Julian Assange to SXSW crowd: NSA is a ‘rogue agency’

Metro goes to SXSW 2014
Julian Assange appeared at SXSW’s Interactive conference Saturday via Skype, addressing thousands of attendees from Ecuador’s embassy in London. It was a rare public appearance for the embattled WikiLeaks co-founder and a prelude for the conference to a similar webcast with Edward Snowden on Monday.

A good deal of Assange’s panel focused on Snowden’s former employer, the National Security Agency. “The NSA has grown to be a rogue agency. It has grown to be unfettered,” Assange told interviewer Benjamin Palmer of the Barbarian Group. “The ability to surveil everyone on the planet is almost there, and arguably will be there within a few years. And that’s led to a huge transfer of power from the people who are surveilled upon, to those who control the surveillance complex.”

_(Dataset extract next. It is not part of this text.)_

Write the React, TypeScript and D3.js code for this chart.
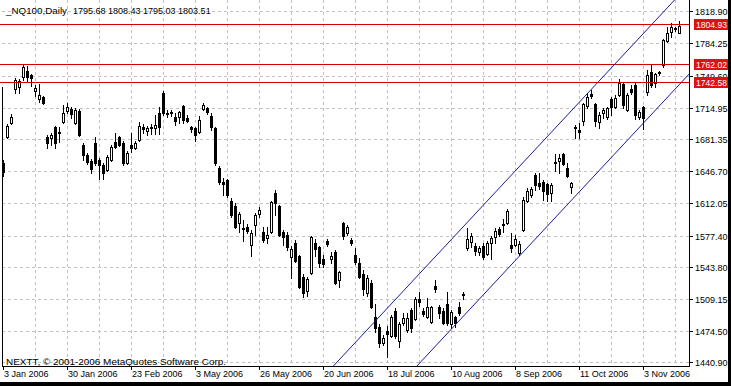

Julian Assange addresses SXSW attendees via Skype. Photo courtesy of Getty Images. Julian Assange addresses SXSW attendees via Skype. Credit: Getty Images

Assange took particular issue with new legislative measures in the U.S. to “stop publication of material about” the NSA. “There is a really serious attempt to try and stop these revelations and others, and introduce a new international regime of censorship,” he said. “The laws that apply to the Internet apply to human society. This penetration of the Internet by the NSA … is the penetration of our human society. It means there has been a militarization of our civilian space.

“We have to do something about it. All of us have to do something about it,” Assange told the virtual audience. “We are now all involved in this. We are all involved in what we traditionally called the state, whether we like it or not. So we have no choice but to try to manage the behavior of the state that we have been forced to be part of.”

As for his time in London with his Ecuadorian hosts? “The U.K. government has admitted to spending $8 million so far just on the police surveillance of the embassy,” Assange said before quickly clarifying, “It’s a bit like prison. Arguably prison is far worse in relation to restrictions on visitors, for example, and the level of bureaucracy involved.”